In the first period the Scorpions racked-up goals with Roman and Sparks each getting a goal, and Marchant greedily grabbing a 1st period hat-trick with three goals of his own. One of the goals came off the face-off, where Roode 1 decided to leave the net to either adjust his nut-sack, or because he was having a relapse from his 17 concussions this season. There is also a rumor that he was practicing his proposal to his girlfriend, although none of these reasons can be confirmed.

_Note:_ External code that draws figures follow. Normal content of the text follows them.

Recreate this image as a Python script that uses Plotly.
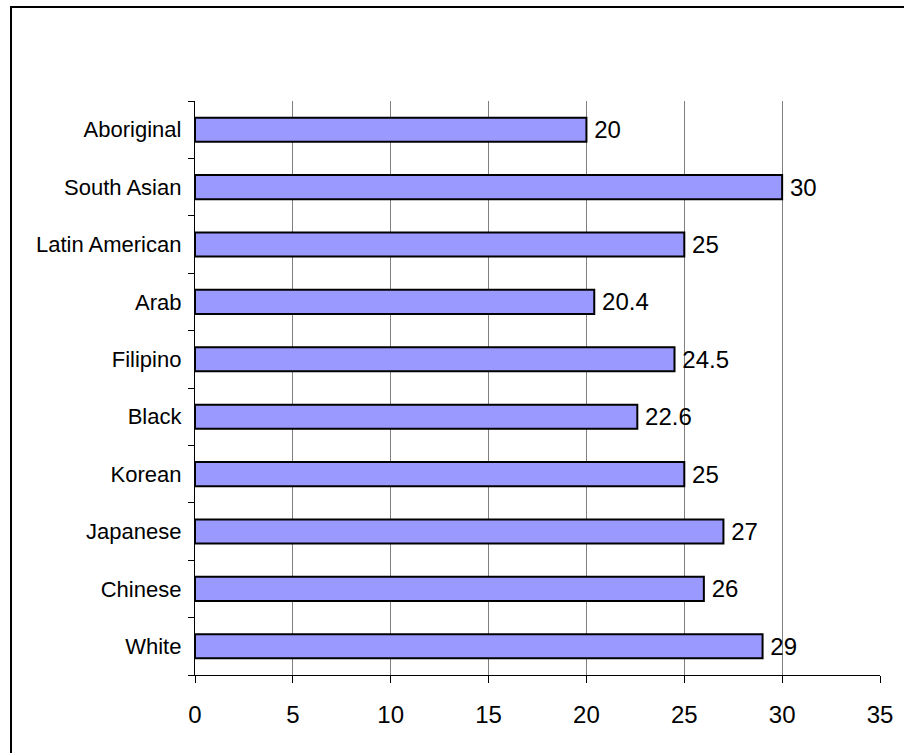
import plotly.graph_objects as go

# Median age by group (top to bottom as listed)
groups = ["Aboriginal", "South Asian", "Latin American", "Arab", "Filipino",
          "Black", "Korean", "Japanese", "Chinese", "White"]
values = [20, 30, 25, 20.4, 24.5, 22.6, 25, 27, 26, 29]
x_ticks = [0, 5, 10, 15, 20, 25, 30, 35]

W, H = 904, 753
ML, MR, MT, MB = 195, 24, 101, 78
PW, PH = W - ML - MR, H - MT - MB

fig = go.Figure(go.Bar(
    x=values,
    y=groups,
    orientation="h",
    marker=dict(color="#9999ff", line=dict(color="black", width=2)),
    text=["\u2009" + f"{v:g}" for v in values],
    textposition="outside",
    textfont=dict(family="Liberation Sans, Arial", size=24, color="black"),
    constraintext="none",
    cliponaxis=False,
    width=0.42,
))

fig.update_layout(
    width=W, height=H,
    margin=dict(l=ML, r=MR, t=MT, b=MB),
    paper_bgcolor="white",
    plot_bgcolor="white",
    showlegend=False,
    font=dict(family="Liberation Sans, Arial", color="black"),
    xaxis=dict(
        range=[0, 35],
        tickvals=x_ticks,
        showgrid=True, gridcolor="#808080", gridwidth=1.3,
        zeroline=False,
        showline=True, linecolor="black", linewidth=1.3,
        ticks="outside", ticklen=7, tickcolor="black", tickwidth=1.3,
        tickfont=dict(size=24),
        ticklabelstandoff=11,
    ),
    yaxis=dict(
        categoryorder="array",
        categoryarray=list(reversed(groups)),
        range=[-0.5, len(groups) - 0.5],
        showgrid=False,
        zeroline=False,
        showline=True, linecolor="black", linewidth=1.3,
        ticks="outside", ticklen=6, tickcolor="black", tickwidth=1.3,
        tickson="boundaries",
        tickfont=dict(size=22),
        ticklabelstandoff=8,
    ),
    shapes=[
        dict(type="rect", xref="paper", yref="paper",
             x0=(11 - ML) / PW, x1=(W + 20 - ML) / PW,
             y0=(H - MB - (H + 20)) / PH, y1=(H - MB - 7) / PH,
             line=dict(color="black", width=2), layer="above"),
    ],
)

fig.write_html("out.html")
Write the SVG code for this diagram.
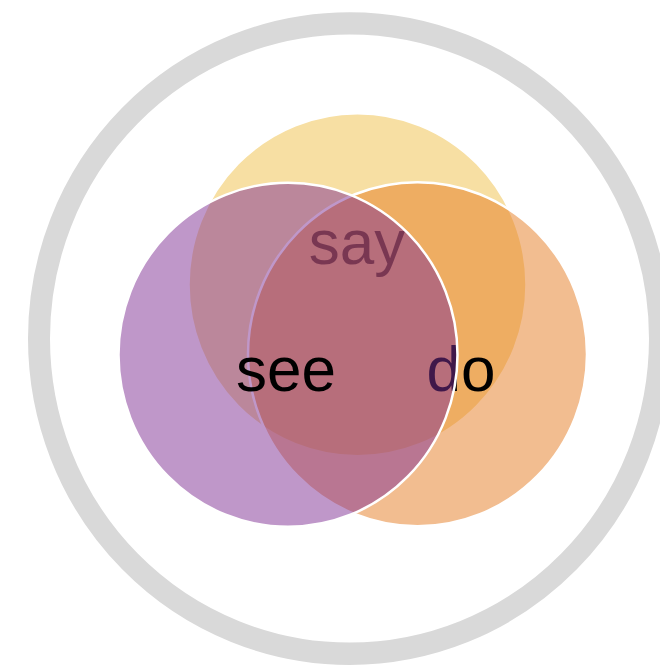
<svg xmlns="http://www.w3.org/2000/svg" width="660" height="670" viewBox="0 0 660 670">
  <style>
    .set { fill-opacity: 0.5; stroke: #ffffff; stroke-width: 2.5; }
    .label { font-family: "Liberation Sans", Arial, sans-serif; font-size: 62px; fill: #000000; text-anchor: middle; }
  </style>
  <rect x="0" y="0" width="660" height="670" fill="#ffffff"/>
  <g transform="matrix(1 0 0 1.01515 0 0)">
    <g id="frame">
      <circle cx="349.5" cy="333.5" r="310.5" fill="none" stroke="#d9d9d9" stroke-width="22"/>
    </g>
    <g id="say">
      <circle class="set" cx="357.5" cy="280.5" r="169" fill="#efbf47"/>
      <text class="label" x="357" y="260">say</text>
    </g>
    <g id="do">
      <circle class="set" cx="417.5" cy="349" r="169.5" fill="#e57b21"/>
      <text class="label" x="461" y="385">do</text>
    </g>
    <g id="see">
      <circle class="set" cx="288" cy="349.5" r="169.5" fill="#7f2f93"/>
      <text class="label" x="286" y="385">see</text>
    </g>
  </g>
  <g id="connectors"/>
</svg>
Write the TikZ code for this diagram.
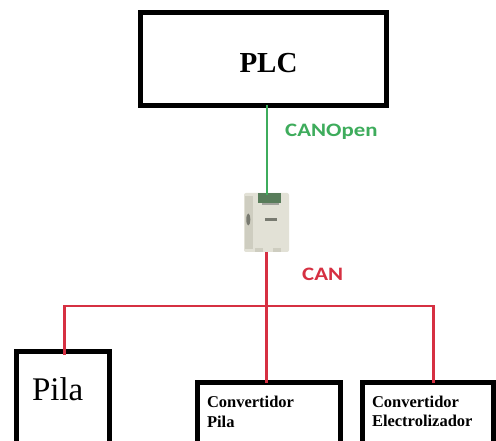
\documentclass[tikz,border=0pt]{standalone}
\usepackage{fontspec}
\setmainfont{Liberation Serif}
\newfontfamily\busfont{Carlito}
\usetikzlibrary{calc}

\definecolor{cangreen}{RGB}{62,172,92}
\definecolor{canred}{RGB}{214,48,66}
\definecolor{devbody}{RGB}{226,225,214}
\definecolor{devside}{RGB}{206,205,192}
\definecolor{devdark}{RGB}{120,122,112}
\definecolor{devplug}{RGB}{88,124,90}

\tikzset{
  blockbox/.style={draw=black, line width=5pt, rectangle, inner sep=0pt, outer sep=0pt, fill=white},
  boxlabel/.style={inner sep=0pt, outer sep=0pt, anchor=base west, align=left},
  smalllabel/.style={boxlabel, font=\fontsize{16.5}{19.5}\selectfont\bfseries},
  buslabel/.style={inner sep=0pt, anchor=base west, font=\busfont\bfseries\fontsize{19}{22}\selectfont, xscale=1.2},
  canopenline/.style={draw=cangreen, line width=2pt},
  canline/.style={draw=canred, line width=2.2pt},
}

\begin{document}
\begin{tikzpicture}[x=1pt, y=-1pt]
  \useasboundingbox (0,0) rectangle (496,441);
  \fill[white] (0,0) rectangle (496,441);
  \clip (0,0) rectangle (496,441);

  % controller
  \node[blockbox, minimum width=246pt, minimum height=93pt] (plc) at (263,59) {};
  \node[inner sep=0pt, anchor=base, font=\fontsize{29}{34}\selectfont\bfseries] (plctext) at (268.5,72.7) {PLC};

  % CANopen / CAN gateway module
  \node[rectangle, rounded corners=2pt, fill=devbody, minimum width=45pt,
        minimum height=59pt, inner sep=0pt] (gw) at (266.5,222.5) {};
  \fill[devside] ([xshift=1pt,yshift=-3pt]gw.north west) rectangle ([xshift=9pt,yshift=3pt]gw.south west);
  \fill[devplug] ([xshift=-9pt]gw.north) rectangle ([xshift=14pt,yshift=-10pt]gw.north);
  \fill[devdark!70] ([xshift=-5pt,yshift=-10pt]gw.north) rectangle ([xshift=12pt,yshift=-12pt]gw.north);
  \fill[devdark] ($(gw.west)+(4.5,-3)$) ellipse (2pt and 6pt);
  \fill[devdark] ($(gw.center)+(-2,-4)$) rectangle ($(gw.center)+(10,-1.5)$);
  \fill[devside] ([xshift=-12pt,yshift=4pt]gw.south) rectangle ([xshift=-4pt]gw.south);
  \fill[devside] ([xshift=6pt,yshift=4pt]gw.south) rectangle ([xshift=14pt]gw.south);

  % field devices (lower edges run past the page)
  \node[blockbox, minimum width=93pt, minimum height=110pt] (pila) at (62.5,406.5) {};
  \node[boxlabel, font=\fontsize{33}{38}\selectfont] (pilatext) at (32,400) {Pila};

  \node[blockbox, minimum width=142.5pt, minimum height=80pt] (cpila) at (268.75,422.5) {};
  \node[smalllabel] (cpilatext) at (207,427) {Convertidor\\Pila};

  \node[blockbox, minimum width=131pt, minimum height=80pt] (celec) at (428,422.5) {};
  \node[smalllabel] (celectext) at (372,426.5) {Convertidor\\Electrolizador};

  % CANopen link
  \draw[canopenline] (gw.north |- plc.south) -- ([yshift=-2pt]gw.north);
  \node[buslabel, text=cangreen] (canopen) at (285,136.5) {CANOpen};

  % CAN bus
  \coordinate (busL) at (64.5,305.7);
  \coordinate (busR) at (433.5,305.7);
  \draw[canline] (gw.south) -- (gw.south |- cpila.north);
  \draw[canline] ([yshift=-3pt]busL |- pila.north) -- (busL) -- (busR) -- (busR |- celec.north);
  \node[buslabel, text=canred] (can) at (302,280) {CAN};
\end{tikzpicture}
\end{document}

“Something is really wrong with that man,” stated Tragakis during his post-game press conference. “Don’t get me wrong, no one was really upset that he left the net since it is debatable how much he does in the net anyway. The problem is he brought warm beer. Who in their right mind brings warm beer to a locker room? It is beyond me.”

At the end of the 1st period, the Penguins finally got on the board when with 22 seconds to play in the period, Sherwood on the Old Man Line scored to drop the deficit to four goals. In the 2nd period, Tragakis, also on the Old Man Line, scored a goal to bringing a glimmer of hope and making the score 5-2.

But the momentum swung back the Scorpion’s way when Levine scored the 6th and final goal for the Scorpions. Some teams would have crumbled. Some teams would have withered and ripped their scrotums off and died. But not the Penguins! What the Penguins did was beyond comprehension to an ordinary man. With their hands tied securely behind their backs and the blind-fold in place, the Penguins appeared to be ready for their eminent end. Instead, the Penguins ripped the shackles from their bodies, and tore the blind-folds off their eyes in order to go Ninja on their unsuspecting opponent in order to rip the still beating heart out of the Scorpions chest cavity.

In the 3rd period, Hickey, Youngblood, Bilbo (Old Man Line) and Lutfy (Old Man Line) kicked the living [expletive] out of the bewildered Scorpions, with each man scoring a goal, and shoving a stake into the flailing, decrepit body of the once powerful Scorpions team.

“Anyone can lose a game,” admitted Coach Jacques Douchey. “In fact anyone can win a game too. You can score less goals you can score more goals, that is easy. But to score the exact same number of goals as your opponent? That is talent. This team can tie like a mother-[expletive]! And that is what we want to see damn it!”